In early 1981, the Housers retired, turning their responsibilities over to Henry and Bonnie Church.

Gwen’s Colleagues Write

Missionary colleague Henry Church writes, “Gwen and Tillman Houser served in Rhodesia long ago. They were pioneer missionaries, living alone deep in the bush establishing a remote mission station called ‘Dumisa.’ During the civil war their lives were often in danger. We were sent to the new Zimbabwe as Tillman and Gwen retired from the field. They handed us their jobs, as well as much of their furniture and dishes, etc. Gwen taught Bonnie how to keep financial books. They also handed us their prayers. Gwen was a praying lady. She was a quiet hostess and a lady who was loved by missionaries and Africans alike. She was a strong supporter and co-worker with her husband. She was a friend and a faithful servant of God.”

Colleagues Eldon and Florence Sayre write, “Our memories of Gwen go way back. We remember a smiling, petite, blonde Gwen, with a happy, tall Tillman and two little boys who arrived at Lundi Mission one day long ago. We worked together for nearly 30 years. Gwen was always so cheerful, positive and gracious in all circumstances. The Lord used Gwen among the Africans, the missionaries, their kids and many others.”

Carmena Capp writes, “Gwen was a dear, dear colleague and one of my favorite persons in all of Africa. We worked together for 20-some years, and I do not remember even one unkind word that had its origin with her or one hurtful situation that she had created. Gwen took care of Tillman, and she worked at that task 24/7. Tillman’s work took him all over a large section of Rhodesia. He was constantly on the move, and he never went anywhere without Gwen. She had a home which she loved, but she didn’t get to spend much time in it. She slept in tents, in huts, in the car … generally on the floor. She cooked over an open fire, did the washing in a bucket and dug a hole in the sand down by the river in order to bathe. She knew everyone in the whole Rhodesian Free Methodist Church, from the old grannies to the tiny little kids, and she knew not only their names, but also their place in the network of family relationships.

“I loved being with Gwen. I never heard her whine or complain about anything, and she didn’t find it necessary to pontificate at length on every subject under discussion. She mostly listened and thought about things. When she did speak it was to the point and often very funny. She had a wonderful sense of humor which stood her in good stead because she was often in situations where the only bright spot was Gwen’s hilarious assessment of the problem.

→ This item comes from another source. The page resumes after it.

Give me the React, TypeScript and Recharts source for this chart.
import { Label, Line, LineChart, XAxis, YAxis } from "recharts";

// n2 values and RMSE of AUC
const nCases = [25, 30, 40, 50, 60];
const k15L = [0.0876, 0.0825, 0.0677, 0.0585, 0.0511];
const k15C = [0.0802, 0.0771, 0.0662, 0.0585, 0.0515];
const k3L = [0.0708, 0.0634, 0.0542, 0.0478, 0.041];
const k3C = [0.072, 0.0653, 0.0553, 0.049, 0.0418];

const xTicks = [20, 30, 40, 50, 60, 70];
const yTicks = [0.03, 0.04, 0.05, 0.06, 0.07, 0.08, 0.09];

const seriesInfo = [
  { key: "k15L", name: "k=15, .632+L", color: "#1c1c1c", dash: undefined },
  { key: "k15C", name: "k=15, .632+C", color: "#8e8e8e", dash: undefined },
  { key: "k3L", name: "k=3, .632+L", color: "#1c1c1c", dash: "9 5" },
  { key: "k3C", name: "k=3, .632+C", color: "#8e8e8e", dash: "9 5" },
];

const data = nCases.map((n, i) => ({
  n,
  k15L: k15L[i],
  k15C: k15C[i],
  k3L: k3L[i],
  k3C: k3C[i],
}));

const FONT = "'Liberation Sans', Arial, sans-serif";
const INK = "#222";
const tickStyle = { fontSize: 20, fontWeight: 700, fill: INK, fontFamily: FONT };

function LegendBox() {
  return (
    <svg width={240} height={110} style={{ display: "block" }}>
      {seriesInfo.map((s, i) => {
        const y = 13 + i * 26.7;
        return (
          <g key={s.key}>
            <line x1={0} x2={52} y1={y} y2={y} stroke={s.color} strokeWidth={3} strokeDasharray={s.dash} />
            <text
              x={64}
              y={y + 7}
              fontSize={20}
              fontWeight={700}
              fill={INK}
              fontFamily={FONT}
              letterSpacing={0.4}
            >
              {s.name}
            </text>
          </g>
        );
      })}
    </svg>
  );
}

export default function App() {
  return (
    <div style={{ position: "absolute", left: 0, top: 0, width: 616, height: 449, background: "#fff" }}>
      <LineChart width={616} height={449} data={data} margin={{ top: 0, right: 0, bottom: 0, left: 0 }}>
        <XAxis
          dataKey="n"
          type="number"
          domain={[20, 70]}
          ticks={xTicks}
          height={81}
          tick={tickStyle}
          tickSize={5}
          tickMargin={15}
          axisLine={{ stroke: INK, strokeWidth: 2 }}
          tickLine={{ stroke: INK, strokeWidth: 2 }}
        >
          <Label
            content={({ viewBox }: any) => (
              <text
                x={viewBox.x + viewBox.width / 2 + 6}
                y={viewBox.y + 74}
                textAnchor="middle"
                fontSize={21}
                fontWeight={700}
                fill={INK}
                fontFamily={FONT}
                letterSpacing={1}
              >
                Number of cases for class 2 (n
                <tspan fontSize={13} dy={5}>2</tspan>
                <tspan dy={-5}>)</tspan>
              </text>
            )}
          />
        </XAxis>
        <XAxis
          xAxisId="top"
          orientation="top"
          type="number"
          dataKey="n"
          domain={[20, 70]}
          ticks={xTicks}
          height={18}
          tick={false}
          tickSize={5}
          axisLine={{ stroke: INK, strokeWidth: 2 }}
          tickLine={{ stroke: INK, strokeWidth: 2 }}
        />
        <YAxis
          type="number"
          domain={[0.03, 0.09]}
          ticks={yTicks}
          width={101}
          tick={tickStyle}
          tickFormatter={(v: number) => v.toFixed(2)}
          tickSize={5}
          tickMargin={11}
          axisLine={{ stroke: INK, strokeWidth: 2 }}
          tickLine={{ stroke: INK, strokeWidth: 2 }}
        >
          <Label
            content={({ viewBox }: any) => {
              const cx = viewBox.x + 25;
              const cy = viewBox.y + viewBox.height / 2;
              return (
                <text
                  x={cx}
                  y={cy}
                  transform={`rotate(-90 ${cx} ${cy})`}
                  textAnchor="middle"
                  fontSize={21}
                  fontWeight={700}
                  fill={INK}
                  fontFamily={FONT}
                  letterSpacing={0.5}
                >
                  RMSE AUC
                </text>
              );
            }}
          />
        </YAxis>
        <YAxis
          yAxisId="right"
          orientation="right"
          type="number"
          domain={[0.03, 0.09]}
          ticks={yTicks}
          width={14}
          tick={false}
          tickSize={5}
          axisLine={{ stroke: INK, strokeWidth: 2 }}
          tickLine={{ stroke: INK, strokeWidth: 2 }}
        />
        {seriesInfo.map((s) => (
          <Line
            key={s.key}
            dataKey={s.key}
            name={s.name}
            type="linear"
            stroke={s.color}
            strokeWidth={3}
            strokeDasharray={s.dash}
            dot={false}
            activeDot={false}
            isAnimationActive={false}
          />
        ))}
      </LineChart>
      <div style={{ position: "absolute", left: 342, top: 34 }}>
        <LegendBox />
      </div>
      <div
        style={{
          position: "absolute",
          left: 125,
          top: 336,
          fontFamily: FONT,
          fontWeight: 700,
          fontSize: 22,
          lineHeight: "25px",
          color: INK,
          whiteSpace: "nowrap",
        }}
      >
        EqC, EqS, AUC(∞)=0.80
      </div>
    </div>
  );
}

“Gwen knew a crisis when she saw one, but she never panicked. She was not demonstrative or hysterical. She simply did what needed to be done if it was something she could do. She faced with quiet courage the dust, heat and uncertainty of the African bush, the exhaustion and demands of constant travel, and the heartbreaking long separations from her two boys who were away at school for most of their growing up years. And she welcomed everyone who knocked at her door. Her life was a precious gift to us all.”